Von der Wissenschaft in die Praxis

Eine besondere Transferleistung stellt der „Atlas BildungsLandschaft Oberfranken“ dar. Er bietet für kommunale Bildungsbüros, aber auch für die interessierte Öffentlichkeit, vergleichbare und verlässliche Informationen zur Bildungssituation in Oberfranken im Sinne eines umfassenden kommunalen Bildungsmonitorings auf Kreisebene. Es gibt ihn als Printversion mit detaillierten Informationen zu einzelnen Kreisen sowie digital in Form einer lokalen Bildungsdatenbank für Oberfranken. Diese wurde in Zusammenarbeit mit der LIfBi-Softwareentwicklung erstellt und steht Interessierten kostenfrei zur Verfügung (www.bilo-atlas.de).
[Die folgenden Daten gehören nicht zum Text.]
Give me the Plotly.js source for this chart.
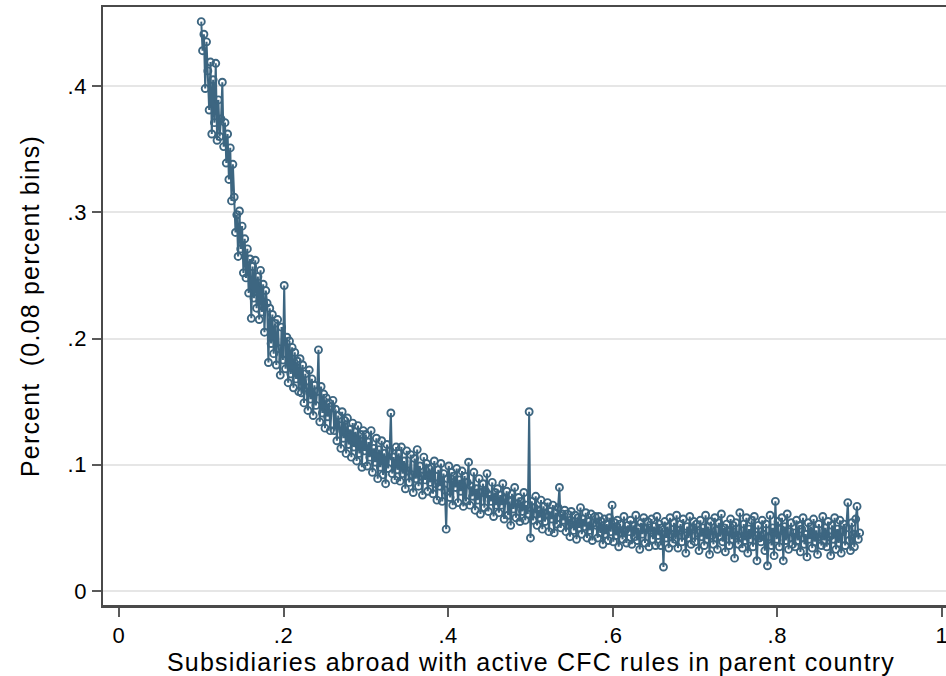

Beitrag für die überregionale Bildungsforschung

Die Erkenntnisse aus dem Projekt BiLO dienen auch der überregionalen Bildungsforschung, indem sie ins Nationale Bildungspanel (NEPS) übergehen, der größten deutschen Längsschnittstudie zu Bildungsverläufen, die am LIfBi beheimatet ist. Die im Projekt gewonnene Expertise sowohl zu Adressdatenhaltung, Georeferenzierung und Distanzberechnung als auch zur Durchführung von Onlinebefragungen werden in die künftigen Planungen und Arbeiten für das NEPS einfließen. Für Bildungsforschende stehen  seit März 2020 die anonymisierten Daten kostenlos zur wissenschaftlichen Nutzung zur Verfügung (www.bilo-data.de).

Über das Leibniz-Institut für Bildungsverläufe (LIfBi)

Das Leibniz-Institut für Bildungsverläufe (LIfBi) an der Otto-Friedrich-Universität Bamberg untersucht Bildungsprozesse von der Geburt bis ins hohe Erwachsenenalter. Um die bildungswissenschaftliche Längsschnittforschung in Deutschland zu fördern, stellt das LIfBi grundlegende, überregional und international bedeutsame, forschungsbasierte Infrastrukturen für die empirische Bildungsforschung zur Verfügung.

Kern des Instituts ist das Nationale Bildungspanel (NEPS), das am LIfBi beheimatet ist und die Expertise eines deutschlandweiten, interdisziplinären Exzellenznetzwerks vereint. Weitere Großprojekte, an denen das LIfBi beteiligt oder führend ist, sind die Geflüchtetenstudie ReGES, das schulbezogene Inklusionsprojekt INSIDE, die Förderstudie für benachteiligte Kinder und Familien BRISE oder die oben dargestellte regionale Studie zu Bildung in Oberfranken BiLO.

Grundlage dafür sind die eigenen Forschungs- und Entwicklungsarbeiten, insbesondere die fundierte Instrumenten- und Methodenentwicklung für längsschnittliche Bildungsstudien, von der auch andere Infrastruktureinrichtungen und -projekte profitieren.